Deborah Ross

A historical abomination: Firebrand reviewed

Jude Law is gloriously disgusting as Henry VIII but the history is ludicrous

Jude Law as Henry VIII and Alicia Vikander as Catherine Parr in Firebrand  
issue 07 September 2024

Firebrand is a period drama about Henry VIII’s sixth and final wife, Catherine Parr. It is sumptuously photographed – it’s as if Hans Holbein were behind the camera – and magnificently costumed. And Jude Law is tremendous as the monstrous, ailing Henry but be warned: it doesn’t play fast and loose with the facts so much as throw them out the window. This can work, if it’s for a good reason, but this, alas, never seems to find that reason.

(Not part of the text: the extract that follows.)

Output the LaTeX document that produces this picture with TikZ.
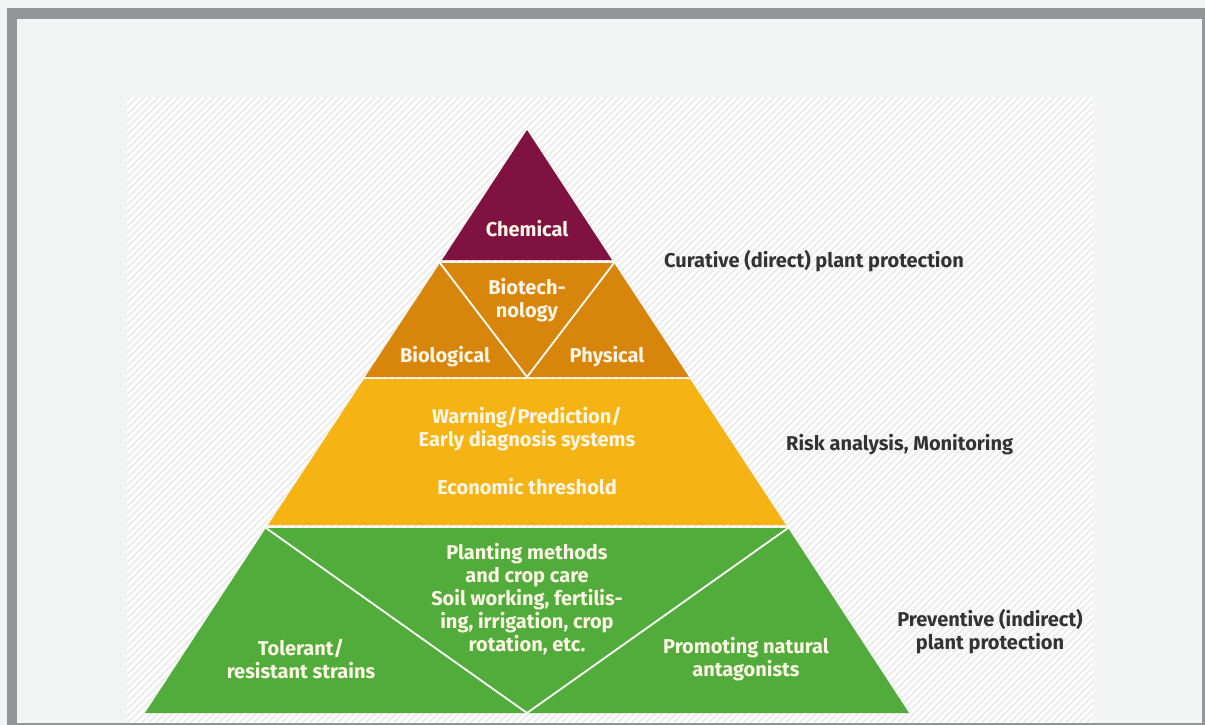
\documentclass[tikz,border=0pt]{standalone}
\usepackage{fontspec}
\setmainfont{Fira Sans}
\definecolor{outerbg}{HTML}{F2F3F3}
\definecolor{framegray}{HTML}{939598}
\definecolor{innerbg}{HTML}{F3F4F4}
\definecolor{hatchbg}{HTML}{EDEDED}
\definecolor{chem}{HTML}{7F1241}
\definecolor{orangeband}{HTML}{D8850B}
\definecolor{yellowband}{HTML}{F6B414}
\definecolor{greenband}{HTML}{52AC3B}
\definecolor{labeltext}{HTML}{FFF6E6}
\definecolor{sidetext}{HTML}{333333}
\tikzset{
  lbl/.style={font=\bfseries\fontsize{20}{23}\selectfont, text=labeltext, align=center, inner sep=0pt},
  side/.style={font=\bfseries\fontsize{20}{23}\selectfont, text=sidetext, align=center, inner sep=0pt},
  sep/.style={white, line width=1.8pt}
}
\begin{document}
\begin{tikzpicture}[x=1pt,y=-1pt]
\useasboundingbox (0,0) rectangle (1205,725);
\fill[outerbg] (0,0) rectangle (1205,725);
\fill[framegray] (7,8) rectangle (1205,725); % frame
\fill[innerbg] (17,19) rectangle (1202,723);
\fill[hatchbg] (127,97) rectangle (1093,722); % hatched panel
\begin{scope}
  \clip (127,97) rectangle (1093,722);
  \foreach \i in {0,7,...,1600}
    \draw[white, line width=2.6pt] (127+\i,97) -- ++(-640,640);
\end{scope}
% pyramid corners
\coordinate (apex) at (527,130);
\coordinate (c1l) at (442,260); \coordinate (c1r) at (612,260);
\coordinate (o1l) at (440,263); \coordinate (o1r) at (614,263);
\coordinate (o2l) at (365,377); \coordinate (o2r) at (689,377);
\coordinate (om) at (527,377);
\coordinate (y1l) at (364,379); \coordinate (y1r) at (690,379);
\coordinate (y2l) at (268,525); \coordinate (y2r) at (786,525);
\coordinate (g1l) at (266,528); \coordinate (g1r) at (788,528);
\coordinate (g2l) at (145,713); \coordinate (g2r) at (909,713);
\coordinate (gm) at (527,713);
\fill[chem] (apex) -- (c1r) -- (c1l) -- cycle;
\fill[orangeband] (o1l) -- (o1r) -- (o2r) -- (o2l) -- cycle;
\fill[yellowband] (y1l) -- (y1r) -- (y2r) -- (y2l) -- cycle;
\fill[greenband] (g1l) -- (g1r) -- (g2r) -- (g2l) -- cycle;
\draw[sep] (o1l) -- (om) -- (o1r);
\draw[sep] (g1l) -- (gm) -- (g1r);
% labels
\node[lbl] (chemical) at (527,229) {Chemical};
\node[lbl] (biotech) at (527,300) {Biotech-\\nology};
\node[lbl] (biological) at (445,357) {Biological};
\node[lbl] (physical) at (607,357) {Physical};
\node[lbl] (warning) at (527,429) {Warning/Prediction/\\Early diagnosis systems};
\node[lbl] (threshold) at (527,487) {Economic threshold};
\node[lbl] (planting) at (527,599) {Planting methods\\and crop care\\Soil working, fertilis-\\ing, irrigation, crop\\rotation, etc.};
\node[lbl] (tolerant) at (301,659) {Tolerant/\\resistant strains};
\node[lbl] (promoting) at (746,659) {Promoting natural\\antagonists};
\node[side, anchor=west] (curative) at (664,261) {Curative (direct) plant protection};
\node[side, anchor=west] (risk) at (786,445) {Risk analysis, Monitoring};
\node[side] (preventive) at (990,632) {Preventive (indirect)\\plant protection};
\end{tikzpicture}
\end{document}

Law’s performance is so gloriously disgusting you can’t take your eyes off him

The film, directed by Karim Ainouz and based on the book by Elizabeth Fremantle, states its aim at the outset with title cards: ‘History tells us many things, largely about men and war. For the rest of humanity we must draw our own – often wild – conclusions.’ Must we? Who said? Is that written down somewhere? The stage is set for one of those ‘you go girl!’ feminist revisionist histories. Yet having told us what it’s going to do, the film then doesn’t do it. It may even do the opposite.

We first encounter Catherine (Alicia Vikander) while Henry is away fighting the French. She is acting as regent but also secretly meeting the outspoken protestant reformer Anne Askew (a feisty Erin Doherty). Catherine is sympathetic to her cause but to even think along those lines is heresy, so she must hide her beliefs from the court’s powerful Catholic faction. Stephen Gardiner, the Bishop of Winchester (a sly Simon Russell Beale), would particularly like to see her burned at the stake. And he does have Henry’s ear.

Henry returns. He is cantankerous and violent and obese and paranoid and his ulcerated legs are giving him gyp, which may be the understatement of the year. This is not a film for the medically squeamish. Pus oozes as his doctors change his bandages. It was reported at the time that you could smell Henry from three rooms away. On set, Law wore a ‘fecal matter’ scent so he might make his fellow cast members genuinely heave. (Needless to say there has been no tie-in with Penhaligon’s as of yet. I’ll update you if the situation changes.)

Will Henry discover his wife’s betrayal? Or will she get away with it? That’s the main thrust, but it’s told without much verve or suspense. Plus there’s so little context or exploration of the religious and political fervour that marked the end of Henry’s reign that it’s hard to comprehend why, for instance, printing the Bible in English was such a big deal.

But most worryingly, there is no way you could look at this Catherine and think: ‘Firebrand.’ She remains mostly passive throughout. When confronted about her friendship with Anne she immediately dissembles. We see her having sex with Henry. Twice. It’s not a pretty sight. There’s even a gruesome attempted rape.

Given his legs were rotting away from under him, it’s thought he was not sexually active at this time so why conjure it? Misogynistic voyeurism? Many of the events she endures in the film, in fact, never happened: pregnancies and bloody miscarriages and necklaces shoved down her throat. It fetishises her as a victim. She never has any real agency until the final scene, which will have historians pulling their hair out and banging their heads against the wall.

The cinematography, however, is magnificent and Law’s performance is so gloriously disgusting you can’t take your eyes off him. Vikander, meanwhile, plays Catherine as strangely remote and unreadable, even while these unspeakable things happen to her. I can’t tell you the specifics of the insane and ludicrous ending but let’s put it like this: divorced, beheaded, died, divorced, beheaded… Prepare for a mighty surprise!